Mas não vamos parar por aqui. Vamos falar sobre os danos comprovados da episiotomia, que já estão bem estabelecidos na literatura médica:
- Como mencionamos, a episiotomia aumenta os riscos de lacerações graves, ao invés de preveni-las, principalmente no caso de partos instrumentais (em que temos a necessidade de aplicar fórceps ou vácuo extrator para o nascimento do bebê);
- O procedimento pode provocar disfunções sexuais no pós parto, o que prejudica a vida da mulher por um tempo prolongado;
- A episiotomia também pode causar disfunção urinária por alteração do funcionamento da musculatura;
- Esse “pique”, supostamente inofensivo, pode causar dor crônica, prejudicando a sua qualidade de vida e os cuidados com o bebê, que já são desafiadores mesmo quando se tem um parto normal sem intervenções;
- O procedimento também não melhora os desfechos para o bebê, ou seja, não interfere na necessidade do bebê ir para UTI, por exemplo, ou na mortalidade.

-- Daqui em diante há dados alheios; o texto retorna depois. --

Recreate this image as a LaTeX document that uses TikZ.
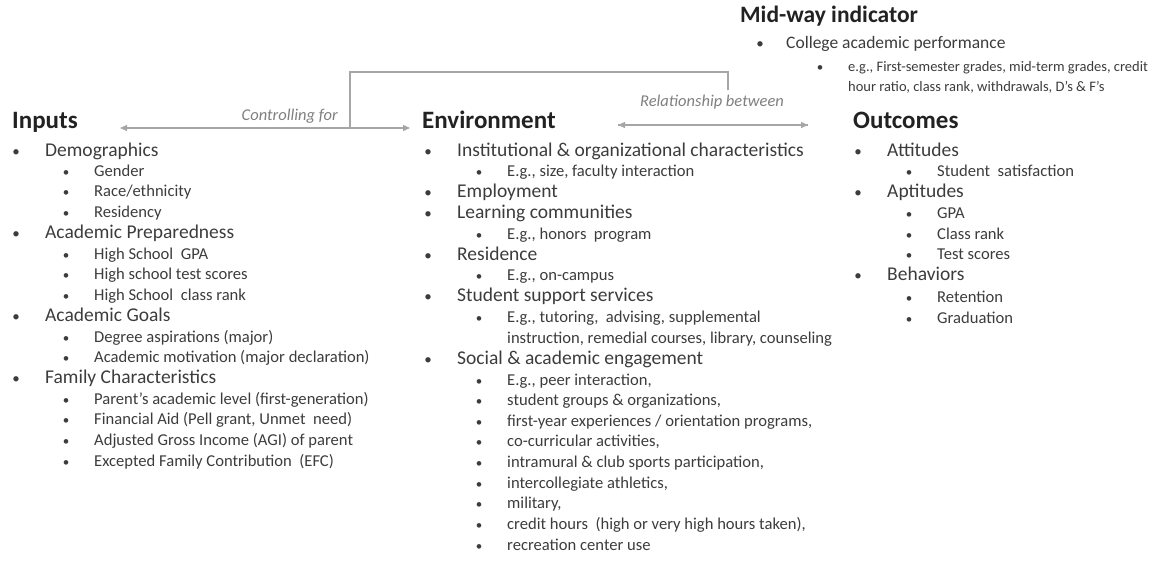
\documentclass[tikz,border=0pt]{standalone}
\usepackage{fontspec}
\setmainfont{Carlito}
\usetikzlibrary{arrows.meta}
\definecolor{txt}{HTML}{3C3C3C}
\definecolor{hd}{HTML}{222222}
\definecolor{ln}{HTML}{A6A6A6}
\definecolor{lbl}{HTML}{7F7F7F}
\newcommand\LOne[4]{\node[bulone] (#1b) at (#2,#3) {•};\node[lone] (#1) at (#2+29,#3) {#4};}
\newcommand\LTwo[4]{\node[bultwo] (#1b) at (#2,#3) {•};\node[ltwo] (#1) at (#2+28,#3) {#4};}
\begin{document}
\begin{tikzpicture}[x=1pt,y=-1pt,
  every node/.style={inner sep=0pt, text height=0.6em, text depth=0pt},
  head/.style={font=\fontsize{25}{28}\selectfont\bfseries, text=hd, anchor=west},
  lone/.style={font=\fontsize{19.5}{22}\selectfont, text=txt, anchor=west},
  ltwo/.style={font=\fontsize{16.6}{19}\selectfont, text=txt, anchor=west},
  mone/.style={lone, font=\fontsize{17.5}{20}\selectfont},
  mtwo/.style={ltwo, font=\fontsize{14.5}{17}\selectfont},
  bulone/.style={font=\fontsize{15}{17}\selectfont, text=txt, anchor=center},
  bultwo/.style={font=\fontsize{13}{15}\selectfont, text=txt, anchor=center},
  lab/.style={font=\fontsize{16.5}{19}\selectfont\itshape, text=lbl},
  conn/.style={draw=ln, line width=1.3pt},
  tip/.style={-{Triangle[length=7pt,width=6pt]}}]
\useasboundingbox (0,0) rectangle (1154,560);
% headings
\node[head] (inp) at (12,125) {Inputs};
\node[head] (env) at (422,125) {Environment};
\node[head] (out) at (853,125) {Outcomes};
\node[head, font=\fontsize{23.5}{26}\selectfont\bfseries] (mid) at (740,19) {Mid-way indicator};
% mid-way
\node[bulone] (m1b) at (760,45) {•};
\node[mone] (m1) at (786,45) {College academic performance};
\node[bultwo] (m2b) at (820,68) {•};
\node[mtwo] (m2) at (848,68) {e.g., First-semester grades, mid-term grades, credit};
\node[mtwo] (m2c) at (848,88) {hour ratio, class rank, withdrawals, D’s \& F’s};
% inputs
\LOne{i1}{16}{153}{Demographics}
\LTwo{i11}{66}{173}{Gender}
\LTwo{i12}{66}{193}{Race/ethnicity}
\LTwo{i13}{66}{214}{Residency}
\LOne{i2}{16}{235}{Academic Preparedness}
\LTwo{i21}{66}{256}{High School~ GPA}
\LTwo{i22}{66}{276}{High school test scores}
\LTwo{i23}{66}{297}{High School~ class rank}
\LOne{i3}{16}{318}{Academic Goals}
\LTwo{i31}{66}{339}{Degree aspirations (major)}
\LTwo{i32}{66}{359}{Academic motivation (major declaration)}
\LOne{i4}{16}{380}{Family Characteristics}
\LTwo{i41}{66}{401}{Parent’s academic level (first-generation)}
\LTwo{i42}{66}{421}{Financial Aid (Pell grant, Unmet~ need)}
\LTwo{i43}{66}{442}{Adjusted Gross Income (AGI) of parent}
\LTwo{i44}{66}{463}{Excepted Family Contribution~ (EFC)}
% environment
\LOne{e1}{428}{153}{Institutional \& organizational characteristics}
\LTwo{e11}{479}{173}{E.g., size, faculty interaction}
\LOne{e2}{428}{194}{Employment}
\LOne{e3}{428}{215}{Learning communities}
\LTwo{e31}{479}{236}{E.g., honors~ program}
\LOne{e4}{428}{257}{Residence}
\LTwo{e41}{479}{277}{E.g., on-campus}
\LOne{e5}{428}{298}{Student support services}
\LTwo{e51}{479}{319}{E.g., tutoring,~ advising, supplemental}
\node[ltwo] (e51c) at (507,340) {instruction, remedial courses, library, counseling};
\LOne{e6}{428}{361}{Social \& academic engagement}
\LTwo{e61}{479}{382}{E.g., peer interaction,}
\LTwo{e62}{479}{402}{student groups \& organizations,}
\LTwo{e63}{479}{423}{first-year experiences / orientation programs,}
\LTwo{e64}{479}{443}{co-curricular activities,}
\LTwo{e65}{479}{464}{intramural \& club sports participation,}
\LTwo{e66}{479}{485}{intercollegiate athletics,}
\LTwo{e67}{479}{505}{military,}
\LTwo{e68}{479}{526}{credit hours~ (high or very high hours taken),}
\LTwo{e69}{479}{547}{recreation center use}
% outcomes
\LOne{o1}{858}{153}{Attitudes}
\LTwo{o11}{909}{173}{Student~ satisfaction}
\LOne{o2}{858}{194}{Aptitudes}
\LTwo{o21}{909}{215}{GPA}
\LTwo{o22}{909}{236}{Class rank}
\LTwo{o23}{909}{256}{Test scores}
\LOne{o3}{858}{277}{Behaviors}
\LTwo{o31}{909}{299}{Retention}
\LTwo{o32}{909}{320}{Graduation}
% connectors
\coordinate (cl) at (120,128);
\coordinate (cj) at (350,128);
\coordinate (cr) at (410,128);
\coordinate (cm) at (728,90);
\coordinate (rl) at (618,125);
\coordinate (rr) at (808,125);
\draw[conn, tip] (cj) -- (cl);
\draw[conn, tip] (cj) -- (cr);
\draw[conn] (cm) -- ++(0,-18) -| (cj);
\draw[conn, tip] (rl) -- (rr);
\draw[conn, tip] (rr) -- (rl);
\node[lab, anchor=east] (lc) at (338,117) {Controlling for};
\node[lab] (lr) at (712,103) {Relationship between};
\end{tikzpicture}
\end{document}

Enfim, é preciso ter em mente que a episiotomia, por si só, equivale a uma profunda laceração de segundo grau. E não faz o menor sentido, do ponto de vista fisiológico, fazer um corte profundo para evitar uma laceração profunda.
Já se sabe que partos bem conduzidos, com um mínimo de intervenções, sem puxos dirigidos, manobra de Valsalva (prender o ar e fazer força) ou Kristeller (apertar a barriga da mãe para o bebê sair mais rápido), resultam em períneo íntegro, sem lacerações, e funcional em cerca de 50% dos casos (alguns estudos falam em até 60%). E nos casos em que há lacerações, grande parte delas é de primeiro grau.
Os estudos relacionados à prática do procedimento em sua maioria tentam avaliar a episiotomia “de rotina” (feita em todos os partos) em comparação com a episiotomia “seletiva” (feita a critério do profissional).
Já se sabe que quanto menos episiotomias (grupo “seletivo”), menores serão as possibilidades de lacerações graves, morbidades e infecções.
Outros estudos, que comparam a episiotomia seletiva com nenhuma episiotomia encontram resultados semelhantes entre ambas: ou seja, a episiotomia não trouxe benefícios às mulheres que passaram pelo procedimento.
Em resumo, simplesmente não há até hoje uma única indicação de episiotomia que faça sentido do ponto de vista das evidências.
Os riscos, por sua vez, já são bem conhecidos. Cabe agora a atualização e a conscientização contínua dos profissionais e da sociedade para que as mulheres não sejam mais cortadas sem necessidade durante o parto.